Van de koele meren des doods (translated in English as The Deeps of Deliverance or Hedwig's Journey, literally Of the cold lakes of death) is a Dutch novel by Frederik van Eeden, first published in 1900. It is one of the canonical Dutch novels, and is praised for its representation of the female protagonist; the novel established van Eeden as a "master of the psychological novel." A 1982 movie was based on the novel.

==Plot==
The novel relates the story of Hedwig Marga de Fontayne, the scion of a wealthy family, whose sexual frustration manifests itself as a death drive. After the death of her mother her father turns alcoholic, wasting the family's fortune. She begins to fantasize about sex and becomes a habitual masturbator, something she feels guilty about. At nineteen, Hedwig marries a man named Gerard. Gerard hardly ever has sex with her, and only out of a sense of obligation. Hedwig gets depressed.

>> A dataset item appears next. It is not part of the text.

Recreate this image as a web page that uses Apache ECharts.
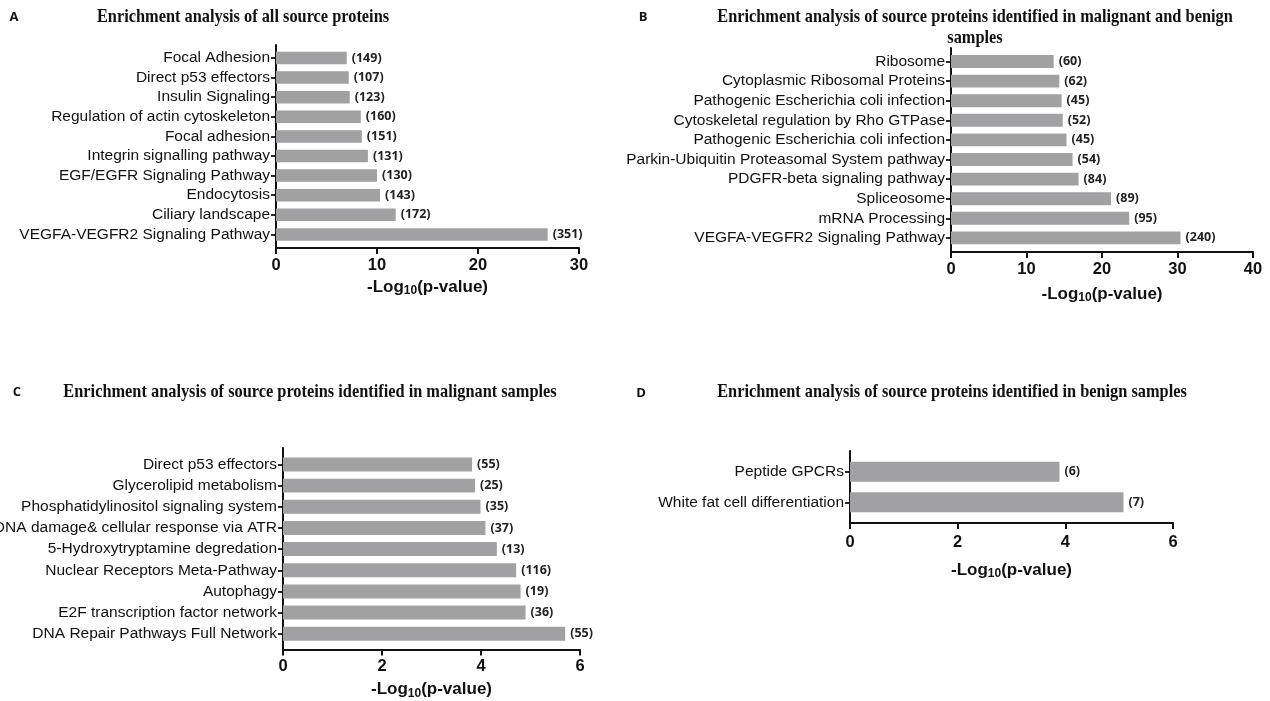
<!DOCTYPE html>
<html>
<head>
<meta charset="utf-8">
<script src="https://cdn.jsdelivr.net/npm/echarts@6/dist/echarts.min.js"></script>
<style>
  html, body { margin: 0; padding: 0; background: #ffffff; }
  #chart { width: 1270px; height: 701px; }
</style>
</head>
<body>
<div id="chart"></div>
<script>
// ---- Panel A: all source proteins ----
const aCategories = [
  'Focal Adhesion', 'Direct p53 effectors', 'Insulin Signaling',
  'Regulation of actin cytoskeleton', 'Focal adhesion', 'Integrin signalling pathway',
  'EGF/EGFR Signaling Pathway', 'Endocytosis', 'Ciliary landscape',
  'VEGFA-VEGFR2 Signaling Pathway'
];
const aValues = [7.0, 7.2, 7.3, 8.4, 8.5, 9.1, 10.0, 10.3, 11.85, 26.9];
const aCounts = [149, 107, 123, 160, 151, 131, 130, 143, 172, 351];
const aRange = [0, 30, 10];

// ---- Panel B: malignant and benign samples ----
const bCategories = [
  'Ribosome', 'Cytoplasmic Ribosomal Proteins', 'Pathogenic Escherichia coli infection',
  'Cytoskeletal regulation by Rho GTPase', 'Pathogenic Escherichia coli infection',
  'Parkin-Ubiquitin Proteasomal System pathway', 'PDGFR-beta signaling pathway',
  'Spliceosome', 'mRNA Processing', 'VEGFA-VEGFR2 Signaling Pathway'
];
const bValues = [13.6, 14.35, 14.65, 14.8, 15.3, 16.1, 16.9, 21.2, 23.6, 30.4];
const bCounts = [60, 62, 45, 52, 45, 54, 84, 89, 95, 240];
const bRange = [0, 40, 10];

// ---- Panel C: malignant samples ----
const cCategories = [
  'Direct p53 effectors', 'Glycerolipid metabolism', 'Phosphatidylinositol signaling system',
  'DNA damage& cellular response via ATR', '5-Hydroxytryptamine degredation',
  'Nuclear Receptors Meta-Pathway', 'Autophagy', 'E2F transcription factor network',
  'DNA Repair Pathways Full Network'
];
const cValues = [3.82, 3.88, 3.99, 4.09, 4.32, 4.71, 4.80, 4.90, 5.70];
const cCounts = [55, 25, 35, 37, 13, 116, 19, 36, 55];
const cRange = [0, 6, 2];

// ---- Panel D: benign samples ----
const dCategories = ['Peptide GPCRs', 'White fat cell differentiation'];
const dValues = [3.89, 5.08];
const dCounts = [6, 7];
const dRange = [0, 6, 2];

// Panel headings
const panelLetters = ['A', 'B', 'C', 'D'];
const panelTitles = [
  ['Enrichment analysis of all source proteins'],
  ['Enrichment analysis of source proteins identified in malignant and benign', 'samples'],
  ['Enrichment analysis of source proteins identified in malignant samples'],
  ['Enrichment analysis of source proteins identified in benign samples']
];
const axisTitle = '{m|-Log}{s|10}{m|(p-value)}';

// Layout of each panel: the outer frame carries the axis lines,
// the inner frame holds the category bands.
const panels = [
  { cats: aCategories, values: aValues, counts: aCounts, range: aRange,
    frame: { left: 276, top: 45, width: 303, height: 203 },
    bands: { top: 48.2, height: 196 }, barWidth: '64%', labelMargin: 9, nameGap: 29,
    letter: [14, 17], title: [243, [17]] },
  { cats: bCategories, values: bValues, counts: bCounts, range: bRange,
    frame: { left: 951, top: 48, width: 302, height: 204 },
    bands: { top: 51.7, height: 196 }, barWidth: '66%', labelMargin: 9, nameGap: 32,
    letter: [643, 17], title: [975, [17, 38]] },
  { cats: cCategories, values: cValues, counts: cCounts, range: cRange,
    frame: { left: 283, top: 448, width: 297, height: 201.5 },
    bands: { top: 453.9, height: 190.4 }, barWidth: '66%', labelMargin: 8, nameGap: 30,
    letter: [17, 392], title: [310, [392]] },
  { cats: dCategories, values: dValues, counts: dCounts, range: dRange,
    frame: { left: 850, top: 451, width: 323, height: 72 },
    bands: { top: 456.4, height: 61.2 }, barWidth: '65%', labelMargin: 11, nameGap: 37,
    letter: [641, 393], title: [952, [392]] }
];

const INK = '#111111';
const BAR = '#a1a1a3';

const grid = [], xAxis = [], yAxis = [], series = [], graphic = [];

panels.forEach((p, i) => {
  const outer = 2 * i, inner = 2 * i + 1;
  const [lo, hi, step] = p.range;

  // fixed frames: long pathway names may run past the page edge
  grid.push({ left: p.frame.left, top: p.frame.top, width: p.frame.width, height: p.frame.height,
              containLabel: false, outerBoundsMode: 'none' });
  grid.push({ left: p.frame.left, top: p.bands.top, width: p.frame.width, height: p.bands.height,
              containLabel: false, outerBoundsMode: 'none' });

  // value axis with ticks, numbers and the -log10 title
  xAxis.push({
    gridIndex: outer, type: 'value', min: lo, max: hi, interval: step,
    axisLine: { show: true, onZero: false, lineStyle: { color: INK, width: 2 } },
    axisTick: { show: true, length: 6, lineStyle: { color: INK, width: 2 } },
    axisLabel: { show: true, margin: p.labelMargin, color: INK, fontFamily: 'Liberation Sans',
                 fontWeight: 'bold', fontSize: 16.5 },
    splitLine: { show: false },
    name: axisTitle, nameLocation: 'middle', nameGap: p.nameGap,
    nameTextStyle: {
      rich: {
        m: { fontFamily: 'Liberation Sans', fontWeight: 'bold', fontSize: 17, color: INK,
             lineHeight: 20, verticalAlign: 'middle' },
        s: { fontFamily: 'Liberation Sans', fontWeight: 'bold', fontSize: 12, color: INK,
             lineHeight: 12, verticalAlign: 'bottom' }
      }
    }
  });
  // plain vertical axis line spanning the whole frame
  yAxis.push({
    gridIndex: outer, type: 'value', min: 0, max: 1,
    axisLine: { show: true, onZero: false, lineStyle: { color: INK, width: 2 } },
    axisTick: { show: false }, axisLabel: { show: false }, splitLine: { show: false }
  });

  // hidden value scale shared by the bars
  xAxis.push({ gridIndex: inner, type: 'value', min: lo, max: hi, show: false });
  // pathway names
  yAxis.push({
    gridIndex: inner, type: 'category', inverse: true, data: p.cats,
    axisLine: { show: false },
    axisTick: { show: true, alignWithLabel: true, length: 5, lineStyle: { color: INK, width: 1.8 } },
    axisLabel: { interval: 0, margin: 6, color: INK, fontFamily: 'Liberation Sans', fontSize: 15.5 },
    splitLine: { show: false }
  });

  series.push({
    type: 'bar', xAxisIndex: inner, yAxisIndex: inner,
    data: p.values, barWidth: p.barWidth,
    itemStyle: { color: BAR },
    label: {
      show: true, position: 'right', distance: 5,
      formatter: (prm) => '(' + p.counts[prm.dataIndex] + ')',
      fontFamily: 'Open Sans', fontWeight: 'bold', fontSize: 12.5, color: '#222222'
    },
    silent: true
  });

  graphic.push({
    type: 'text', x: p.letter[0], y: p.letter[1],
    style: { text: panelLetters[i], font: 'bold 13px "Open Sans"', fill: INK,
             textAlign: 'center', textVerticalAlign: 'middle' }
  });
  panelTitles[i].forEach((line, k) => {
    graphic.push({
      type: 'text', x: p.title[0], y: p.title[1][k], scaleX: 0.86,
      style: { text: line, font: 'bold 19px "Liberation Serif"', fill: INK,
               textAlign: 'center', textVerticalAlign: 'middle' }
    });
  });
});

const chart = echarts.init(document.getElementById('chart'), null, { renderer: 'canvas' });
chart.setOption({
  backgroundColor: '#ffffff',
  animation: false,
  grid, xAxis, yAxis, series, graphic
});
</script>
</body>
</html>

When Hedwig, on advice of her doctor, spends some time apart from Gerard, she meets and falls in love with Ritsaard, a piano player, with whom she runs off to England. Out of this relationship a daughter is born, but she dies quickly. Hedwig gets increasingly confused, till she completely loses her grip on reality. She travels to Paris with the dead child in a suitcase. There she's brought to a psychiatric hospital, where she's treated with morphine. She gets addicted to it, and after her release she becomes a prostitute to support her addiction. Destitute and descending into madness, she is admitted to the Pitié-Salpêtrière Hospital, to the psychiatric ward where a friendly nurse helps her beat her addiction. She returns to the Netherlands, and spends her last years with a family that formerly farmed on the family's lands.

==Reception and criticism==
The novel was initially thought to be a case description of one of van Eeden's patients. Van Eeden, who was a psychiatrist, denied this in a preface to the second edition. The book was praised for its psychological realism by Henricus Cornelius Rümke, a well-known Dutch psychiatrist, who also pointed out that the main character has a mystical side to her. A Dutch literary critic recognizes medieval mystic Hadewych (of which "Hedwig" is a variant) in some of the book's passages, especially a dream sequence early in Hedwig's life (in the dream she is called "Hadewij").

While literary critic Ton Anbeek, who has written extensively on the subject of the naturalistic novel, did classify Van de koele meren as naturalistic, he noted that the novel did not meet all seven of his defining characteristics for a naturalistic novel: the novel contains no instances of erlebte Rede, and the positive ending (the "salvation" of Hedwig) is "of course completely un-naturalistic." Another way in which van Eeden does not follow naturalistic tradition is that he "completely and consciously ignored the influence of hereditary factors." Indeed, according to one critic, the novel sets out to prove that "people are capable of changing their destiny."

The novel's position on women's sexuality and the sexual education of women has been studied extensively. Dutch critic Hannemieke Stamperius, for instance, saw in one of Hedwig's dreams a critique of the repressive way in which contemporary women were given sexual education. In an article published in Dutch feminist magazine Opzij, Stamperius praised Van de koele meren as one of the most beautiful novels with a female protagonist written by a man.

==Adaptations and translations==
A movie of the same name was made by Nouchka van Brakel, starring Renée Soutendijk. The novel was translated into English and published in 1974 as The Deeps of Deliverance, and again in 2009 as Hedwig's Journey.